Privés du soutien des missionnaires, assistant sans espoir de délivrance à la ruine de leur Église, d’aucuns cherchèrent dans l’apostasie extérieure une protection qui souvent leur échappa ; car la haine de leurs bourreaux semblait plus jalouse d’exterminer les croyants que de les ramener au culte national.

Le sabre des exécuteurs, la corde des étrangleurs n’allant plus assez vite au gré des mandarins, on imagina une espèce de guillotine en bois qui, en laissant retomber une longue poutre sur le cou des condamnées liés ensemble, faisait périr vingt ou vingt-cinq personnes à la fois. Ailleurs on alla jusqu’à enterrer les prisonniers vivants dans de larges fosses ; la terre et les pierres qu’on jetait sur leurs corps leur donnaient en même temps la mort et la sépulture.

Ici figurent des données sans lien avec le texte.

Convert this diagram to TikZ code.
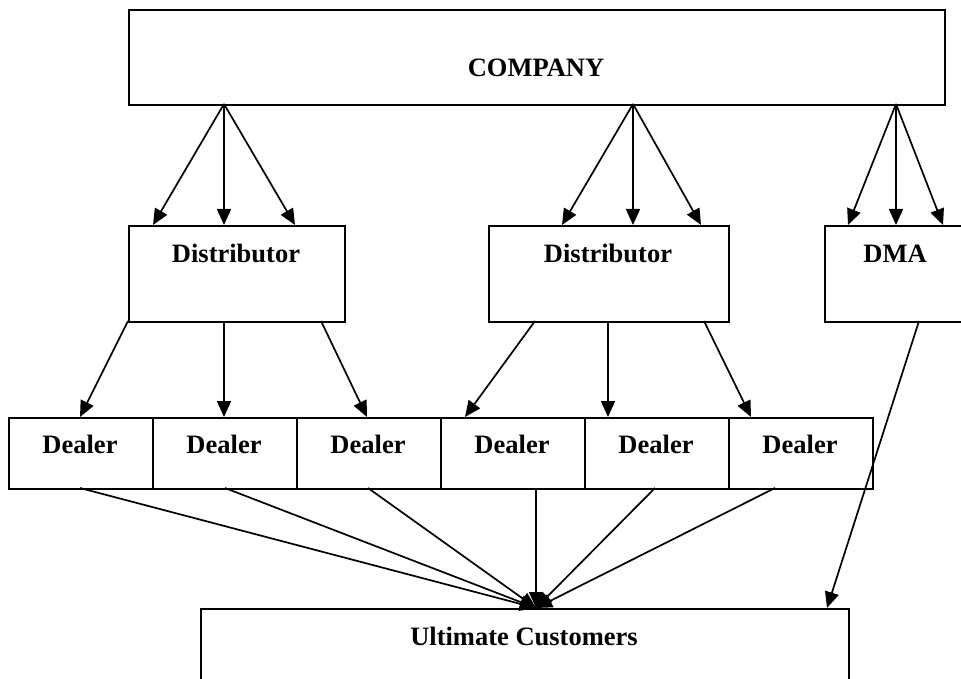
\documentclass[tikz,border=0pt]{standalone}
\usepackage{fontspec}
\setmainfont{Liberation Serif}
\usetikzlibrary{arrows.meta}
\begin{document}
\begin{tikzpicture}[x=1pt,y=-1pt,
  box/.style={draw,line width=2pt,inner sep=0pt,anchor=north west},
  lbl/.style={font=\fontsize{26.5}{30}\selectfont\bfseries,anchor=base,inner sep=0pt},
  arr/.style={line width=1.7pt,-{Triangle[length=16pt,width=14pt]}}]
\useasboundingbox (0,0) rectangle (961,679);
\fill[white] (0,0) rectangle (961,679);
% boxes
\node[box,minimum width=816pt,minimum height=95pt] (comp) at (128,9) {};
\node[box,minimum width=216pt,minimum height=96pt] (dist1) at (128,225) {};
\node[box,minimum width=240pt,minimum height=96pt] (dist2) at (488,225) {};
\node[box,minimum width=142pt,minimum height=96pt] (dma) at (824,225) {};
\node[box,minimum width=144pt,minimum height=71pt] (deal1) at (8,417) {};
\node[box,minimum width=144pt,minimum height=71pt] (deal2) at (152,417) {};
\node[box,minimum width=144pt,minimum height=71pt] (deal3) at (296,417) {};
\node[box,minimum width=144pt,minimum height=71pt] (deal4) at (440,417) {};
\node[box,minimum width=144pt,minimum height=71pt] (deal5) at (584,417) {};
\node[box,minimum width=144pt,minimum height=71pt] (deal6) at (728,417) {};
\node[box,minimum width=648pt,minimum height=100pt] (ult) at (200,608) {};
% labels
\node[lbl] (tcomp) at (536,77) {COMPANY};
\node[lbl] (tdist1) at (236,262) {Distributor};
\node[lbl] (tdist2) at (608,262) {Distributor};
\node[lbl] (tdma) at (895,262) {DMA};
\foreach \i/\x in {1/80,2/224,3/368,4/512,5/656,6/800}
  \node[lbl] (tdeal\i) at (\x,453) {Dealer};
\node[lbl] (tult) at (524,645) {Ultimate Customers};
% ports
\coordinate (cA) at (224,104);
\coordinate (cB) at (633,104);
\coordinate (cC) at (896,104);
\coordinate (a1) at (153,225); \coordinate (a2) at (224,225); \coordinate (a3) at (295,225);
\coordinate (b1) at (562,225); \coordinate (b2) at (633,225); \coordinate (b3) at (701,225);
\coordinate (e1) at (848,225); \coordinate (e2) at (896,225); \coordinate (e3) at (943,225);
\coordinate (p1) at (128,321); \coordinate (p2) at (224,321); \coordinate (p3) at (321,321);
\coordinate (q1) at (535,321); \coordinate (q2) at (608,321); \coordinate (q3) at (704,321);
\coordinate (r1) at (80,417); \coordinate (r2) at (224,417); \coordinate (r3) at (367,417);
\coordinate (r4) at (465,417); \coordinate (r5) at (608,417); \coordinate (r6) at (751,417);
\coordinate (s1) at (80,488); \coordinate (s2) at (225,488); \coordinate (s3) at (368,488);
\coordinate (s4) at (536,488); \coordinate (s5) at (655,488); \coordinate (s6) at (775,488);
\coordinate (uc) at (536,608);
\coordinate (dm) at (919,321); \coordinate (ud) at (827,608);
% connectors
\foreach \t in {a1,a2,a3} \draw[arr] (cA) -- (\t);
\foreach \t in {b1,b2,b3} \draw[arr] (cB) -- (\t);
\foreach \t in {e1,e2,e3} \draw[arr] (cC) -- (\t);
\draw[arr] (p1) -- (r1);
\draw[arr] (p2) -- (r2);
\draw[arr] (p3) -- (r3);
\draw[arr] (q1) -- (r4);
\draw[arr] (q2) -- (r5);
\draw[arr] (q3) -- (r6);
\foreach \s in {s1,s2,s3,s4,s5,s6} \draw[arr] (\s) -- (uc);
\draw[arr] (dm) -- (ud);
\end{tikzpicture}
\end{document}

Au mois de juin, M. Féron, devenu par rang d’ancienneté supérieur de la mission, envoya M. Ridel en Chine, et le chargea de faire connaître les désastres de la Corée, et de travailler à y porter remède, en avertissant les autorités françaises. Le missionnaire obéit, bravant les dangers de terre et de mer, que lui-même nous a racontés.

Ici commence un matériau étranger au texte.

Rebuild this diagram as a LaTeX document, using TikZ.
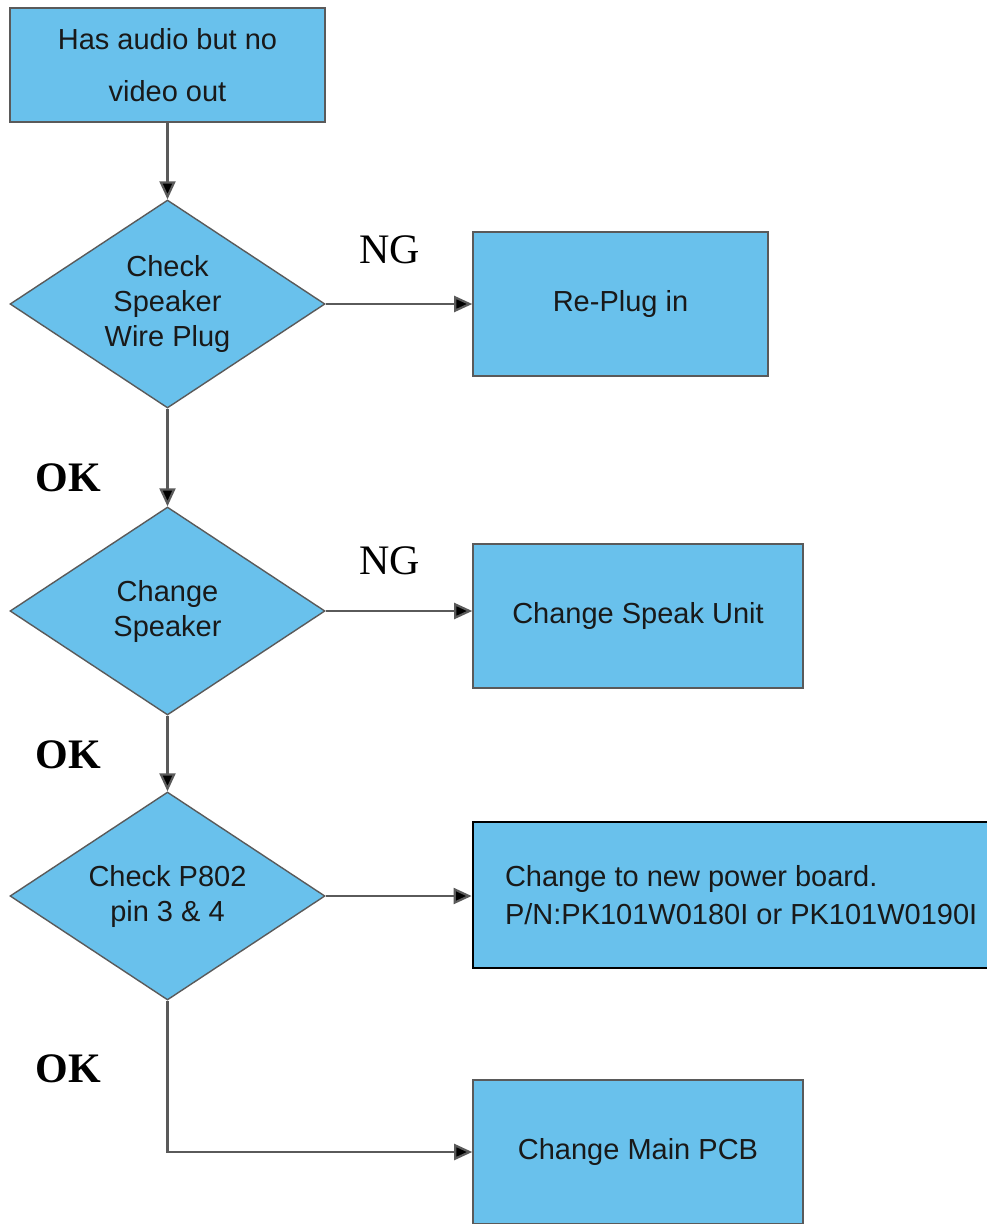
\documentclass[tikz,border=0pt]{standalone}
\usepackage{fontspec}
\setmainfont{Liberation Serif}
\newfontfamily\boxfont{Liberation Sans}
\usetikzlibrary{shapes.geometric,arrows.meta}
\definecolor{boxblue}{RGB}{105,193,236}
\definecolor{edgegray}{RGB}{90,90,90}
\definecolor{inkgray}{RGB}{25,25,25}
\begin{document}
\begin{tikzpicture}[x=1pt,y=-1pt,
  every node/.style={inner sep=0pt},
  procbox/.style={rectangle, draw=edgegray, line width=1.6pt, fill=boxblue,
    text=inkgray, font=\boxfont\fontsize{29}{35}\selectfont, align=center},
  decision/.style={diamond, draw=edgegray, line width=1.4pt, fill=boxblue,
    minimum width=315pt, minimum height=208pt, aspect=1.514,
    text=inkgray, font=\boxfont\fontsize{29}{35}\selectfont, align=center},
  flow/.style={draw=edgegray, line width=2.2pt,
    -{Triangle[length=18pt,width=16pt,fill=black]}},
  nglabel/.style={font=\fontsize{42}{42}\selectfont, text=black},
  oklabel/.style={font=\bfseries\fontsize{42}{42}\selectfont, text=black}]
\clip (0,0) rectangle (987,1224);
\fill[white] (0,0) rectangle (987,1224);

% process boxes
\node[procbox, minimum width=315pt, minimum height=114pt,
      font=\boxfont\fontsize{29}{52}\selectfont]
  (start) at (167.5,65) {Has audio but no\\video out};
\node[procbox, minimum width=295pt, minimum height=144pt]
  (replug) at (620.5,304) {Re-Plug in};
\node[procbox, minimum width=330pt, minimum height=144pt]
  (speakunit) at (638,616) {Change Speak Unit};
% this box runs past the right edge of the page
\node[procbox, draw=black, line width=2.8pt, minimum width=564pt, minimum height=146pt,
      text width=500pt, align=flush left, font=\boxfont\fontsize{29}{38}\selectfont,
      inner xsep=32pt]
  (power) at (755,895) {Change to new power board.\\P/N:PK101W0180I or PK101W0190I};
\node[procbox, minimum width=330pt, minimum height=144pt]
  (pcb) at (638,1152) {Change Main PCB};

% decisions
\node[decision] (plug) at (167.5,304) {Check\\Speaker\\Wire Plug};
\node[decision] (speaker) at (167.5,611) {Change\\Speaker};
\node[decision] (p802) at (167.5,896) {Check P802\\pin 3 \& 4};

% connectors
\draw[flow] (start.south) -- (plug.north);
\draw[flow] (plug.east) -- (plug.east -| replug.west);
\draw[flow] (plug.south) -- (speaker.north);
\draw[flow] (speaker.east) -- (speaker.east -| speakunit.west);
\draw[flow] (speaker.south) -- (p802.north);
\draw[flow] (p802.east) -- (p802.east -| power.west);
\draw[flow] (p802.south) |- (pcb.west);

% branch labels
\node[nglabel] (ng1) at (390,250) {NG};
\node[nglabel] (ng2) at (390,561) {NG};
\node[oklabel] (ok1) at (68,478) {OK};
\node[oklabel] (ok2) at (68,755) {OK};
\node[oklabel] (ok3) at (68,1069) {OK};
\end{tikzpicture}
\end{document}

« Nous fîmes préparer une barque, écrit-il, ce qui nous coûta des peines extrêmes ; et enfin le jour de la Saint-Pierre je quittais de nouveau M. Féron.

« Les satellites étaient de tous côtés, gardaient toutes les routes ; les douanes étaient plus vigilantes que jamais, et les soldats de la capitale mettaient les barques en réquisition pour transporter les matériaux destinés à la construction du nouveau palais : tout autant de périls qu’il nous fallait éviter. J’étais caché au fond de mon petit navire, monté par onze chrétiens résolus, et nos craintes furent grandes pendant trois jours que nous naviguâmes à travers les îles qui bordent la côte ; mais Dieu vint à notre aide, et le sang-froid de notre pilote nous tira d’affaire.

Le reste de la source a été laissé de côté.